I think you’re operating from the way patents used to work, where it was OK to implement something functionally the same so long as the mechanism was clean-roomed.

Today, software and business model patents effectively preclude a company from achieving the same result, even if the approach is different.

For instance, a patent might be on a means of integrating the results from live news feeds into a store’s pricing model. If IV is sitting on a patent relating to use of live feeds to adjust algorithms, you’re going to trip over it even if you go about the code and differently.

For that reason, many companies no longer do patent searches, because it’s better to not know. If a legal department (or, god forbid, an engineer) finds a patent and an effort is made to work around it, there’s the potential for treble damages from willful infringement if courts determine the workaround wasn’t different enough.

And, of course, the company will patent the workaround, making it more difficult for others to innovate in the same area (you can’t do innovative and cool chimneys if the concept of having a roof is patented).

So, yeah, you’ve got how it *should* work. But that’s not how it works.

Mike (Not Masnick) says:

I’m quite tired of companies who use (or threaten to use) the courts, not as defenders of fair business practices, but as central to their business model.

There are innumerable bad patents which have (in)famously been approved by patent offices. Combining this state of affairs with a business model which threatens to litigiously pursue all potential infringement claims seems like it could easily be incredibly bad thing for innovation as a whole.

the practice of “investing” in patents in order to press others for money

Tek'a R (profile) says:

Its like this:
IV buys, begs borrows or steals (with lawyers) a fuzzy patent, like “System for having a cover and keeping out rain”

They then make sure it is fully amended and expanded to the extent that examiners can ignore.
“System for having a cover and keeping out rain”
*On houses
*On cars
*On orphanages
*On decorative hirdhouses, because the word ‘house’ is used.

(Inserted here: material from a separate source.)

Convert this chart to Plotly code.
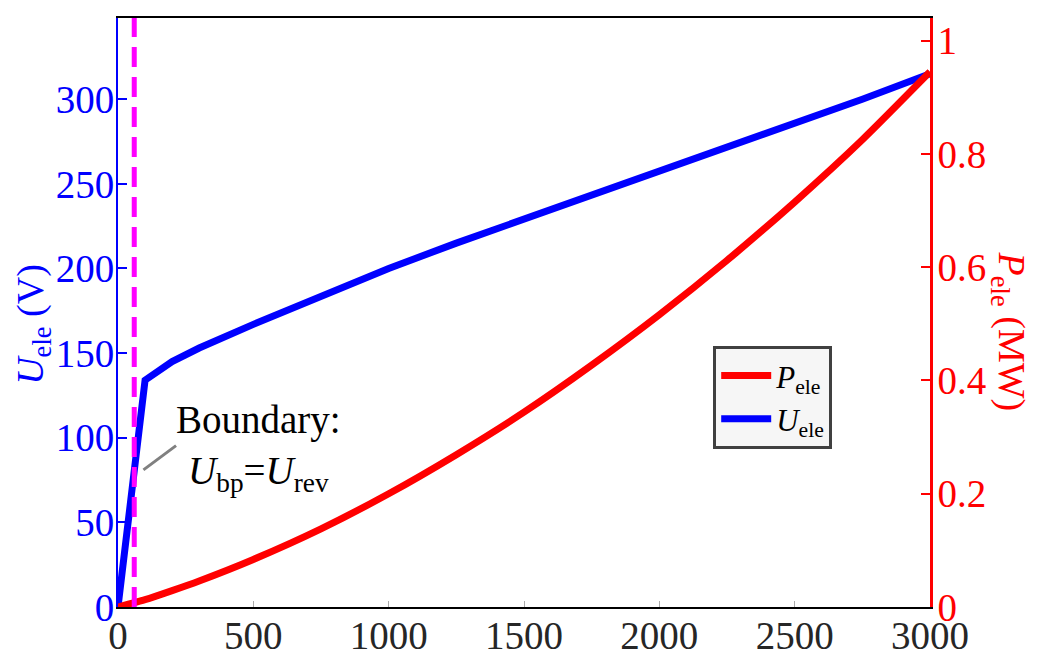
"""
Tension et puissance de l'électrolyseur en fonction du courant.
"""

import plotly.graph_objects as go

#### Données
courant = [0, 100, 200, 300, 500, 750, 1000, 1250, 1500, 1750, 2000, 2250, 2500, 2750, 3000]
u_ele = [0, 134, 145, 153, 167, 184, 200, 215, 229, 244, 258, 272, 286, 300, 315]
p_ele = [0, 0.013, 0.029, 0.046, 0.084, 0.138, 0.200, 0.269, 0.344, 0.427, 0.516, 0.612, 0.715, 0.825, 0.945]

# frontière U_bp = U_rev
i_boundary = 60

x_ticks = [0, 500, 1000, 1500, 2000, 2500, 3000]
u_ticks = [0, 50, 100, 150, 200, 250, 300]
p_ticks = [0, 0.2, 0.4, 0.6, 0.8, 1]
p_tick_labels = ["0", "0.2", "0.4", "0.6", "0.8", "1"]

FONT = "Liberation Serif, Times New Roman, serif"
BLUE = "#0000ff"
RED = "#ff0000"


def main():
    fig = go.Figure()

    fig.add_trace(go.Scatter(
        x=courant, y=u_ele, mode="lines", name="<i>U</i><sub>ele</sub>",
        line=dict(color=BLUE, width=7), legendrank=2,
    ))
    fig.add_trace(go.Scatter(
        x=courant, y=p_ele, mode="lines", name="<i>P</i><sub>ele</sub>",
        line=dict(color=RED, width=7, shape="spline", smoothing=0.6),
        yaxis="y2", legendrank=1,
    ))

    # ligne verticale en pointillés
    fig.add_shape(
        type="line", xref="x", yref="paper",
        x0=i_boundary, x1=i_boundary, y0=0, y1=1,
        line=dict(color="#ff00ff", width=5, dash="20px,10px"),
    )

    # annotation "Boundary"
    fig.add_annotation(
        x=94, y=81, ax=220, ay=96, xref="x", yref="y", axref="x", ayref="y",
        text="", showarrow=True, arrowhead=0, arrowwidth=3, arrowcolor="#808080",
    )
    fig.add_annotation(
        x=520, y=94, xref="x", yref="y", showarrow=False,
        xanchor="center", yanchor="middle",
        text="Boundary:<br><i>U</i><sub>bp</sub>=<i>U</i><sub>rev</sub>",
        font=dict(family=FONT, size=39, color="black"), align="center",
    )

    # titres des axes
    fig.add_annotation(
        x=-0.104, y=0.48, xref="paper", yref="paper", showarrow=False,
        xanchor="center", yanchor="middle",
        text="<i>U</i><sub>ele</sub> (V)", textangle=-90,
        font=dict(family=FONT, size=38, color=BLUE),
    )
    fig.add_annotation(
        x=1.097, y=0.468, xref="paper", yref="paper", showarrow=False,
        xanchor="center", yanchor="middle",
        text="<i>P</i><sub>ele</sub> (MW)", textangle=90,
        font=dict(family=FONT, size=38, color=RED),
    )

    fig.update_layout(
        width=1043, height=666,
        margin=dict(l=110, r=121, t=10, b=67, autoexpand=False),
        plot_bgcolor="white", paper_bgcolor="white",
        font=dict(family=FONT, size=38),
        showlegend=True,
        legend=dict(
            x=0.733, y=0.356, xanchor="left", yanchor="middle",
            bgcolor="#f6f6f6", bordercolor="#404040", borderwidth=3,
            font=dict(family=FONT, size=31, color="black"),
            tracegroupgap=0, itemwidth=50,
        ),
        xaxis=dict(
            range=[0, 3000], tickvals=x_ticks, showgrid=False, zeroline=False,
            showline=True, linecolor="black", linewidth=2, mirror=True,
            ticks="inside", ticklen=6, tickcolor="#aaaaaa", tickwidth=1,
            tickfont=dict(family=FONT, size=39, color="#262626"),
            ticklabelstandoff=-7, automargin=False,
        ),
        yaxis=dict(
            range=[0, 348], tickvals=u_ticks, showgrid=False, zeroline=False,
            showline=True, linecolor=BLUE, linewidth=2,
            ticks="inside", ticklen=9, tickcolor=BLUE, tickwidth=2,
            tickfont=dict(family=FONT, size=39, color=BLUE),
            ticklabelstandoff=-6, automargin=False,
        ),
        yaxis2=dict(
            range=[0, 1.04], tickvals=p_ticks, ticktext=p_tick_labels,
            overlaying="y", side="right", showgrid=False, zeroline=False,
            showline=True, linecolor=RED, linewidth=2.5,
            ticks="inside", ticklen=9, tickcolor=RED, tickwidth=2,
            tickfont=dict(family=FONT, size=39, color=RED),
            ticklabelstandoff=-3, automargin=False,
        ),
    )

    fig.write_html("out.html")


if __name__ == "__main__":
    main()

They then go around to Orphanage builders, car companies, birdhouse designers and home builders and Casually mention “Oh.. by the way, I have a huge portfolio of patents that could somewhat apply to your product in the right light.. give me money or I might just have to call my lawyers and interfere with your business for the next 5 years”

Some are asked for small fees, and pay up fast and try to move on. These fees are used to buy more lawyers for the next people. Others fight it, burning millions of dollars in the courtroom trying to convince a patent-ignorant judge that 1+1=2. Still others, with looming lawsuits, just close up and abandon Orphanage Construction CO.

The horrible net result is scummy lawyers making money, scummy patent troll companies making money (and using it to buy more patents) and legitimate businesses getting bad promotion and mindless judgments against them (“I rule that 1+1=4, pay IV 5 dollars per unit you build, forever”)

This is not to say that everyone who has ever been sued or threatened in an infringement issue is as pure as fallen snow, but we can certainly see that the “defender” in many of these cases is anything but.

angry dude says:

Impostor lemmings be damned

Seriously, I read this blog everyday and it angers me that I can’t do anything about all these people having opinion. If I had the guts to post my real name and provide actual feedback, it would be much harder to be an impostor. But here I am, fuming and can only threaten physical violence that I can’t deliver due to my physical deficiency and damn internet anonymity.

angry dude says:

Freaking punks everywhere

Forgot to type my text in the previous post. I was just too damn angry. I can’t handle people other than be being punks. All the impostors are so confusing I am not even sure if it’s me posting or someone else. The rage within me is just too much, I’ll be back with more insults when my blood pressure goes down.